Striking community service workers arrested
In Toronto, 150 community service workers have struck their employer, Central Neighbourhood House, in the first strike in the service’s 90-year history. Four of the workers, along with an anti-poverty activist and union staff representative, were arrested for attempting to occupy the Metropolitan United Church Shelter in downtown Toronto on July 9. Management has kept the shelter open by paying homeless people to cross the picket line and perform the duties of the striking workers.
Local 4308 of the Canadian Union of Public Employees (CUPE) represents the workers, who are paid $12 per hour and have seen no wage increase in a decade. Eighty percent of the workers have no benefits. The Metropolitan United Church Shelter receives $45 per night per person from the City of Toronto.
Art Gallery workers protest layoffs
Workers at Toronto’s Art Gallery of Ontario staged a lunchtime rally July 9 to protest the gallery’s announcement of layoffs and program cuts. The AGO is laying off 17 full-time clerical, plant operations and facility services workers, as well as 12 part-time workers mostly involved with educational work. The gallery is closing multiple exhibitions and programs, including its program of conducted visits by school groups, and reducing operating hours. The gallery’s management has given the usual string of pretexts to justify the cut, including the impact of the SARS outbreak, the Iraq conflict and the 9/11 attacks.

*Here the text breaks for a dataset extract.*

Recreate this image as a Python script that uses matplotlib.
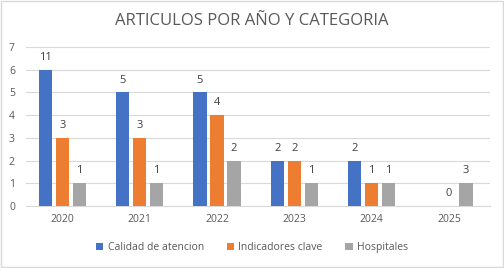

Canada Post workers set to strike
Forty-eight thousand Canada Post workers, represented by the Canadian Union of Postal Workers (CUPW), have set a strike deadline of Friday, July 18. The outstanding issues include wages and cost-of-living allowance (COLA), workload and safety, and cutbacks demanded by Canada Post to benefits and severance pay. The workers have been without a contract since February and in June voted 92 percent in favor of a strike mandate.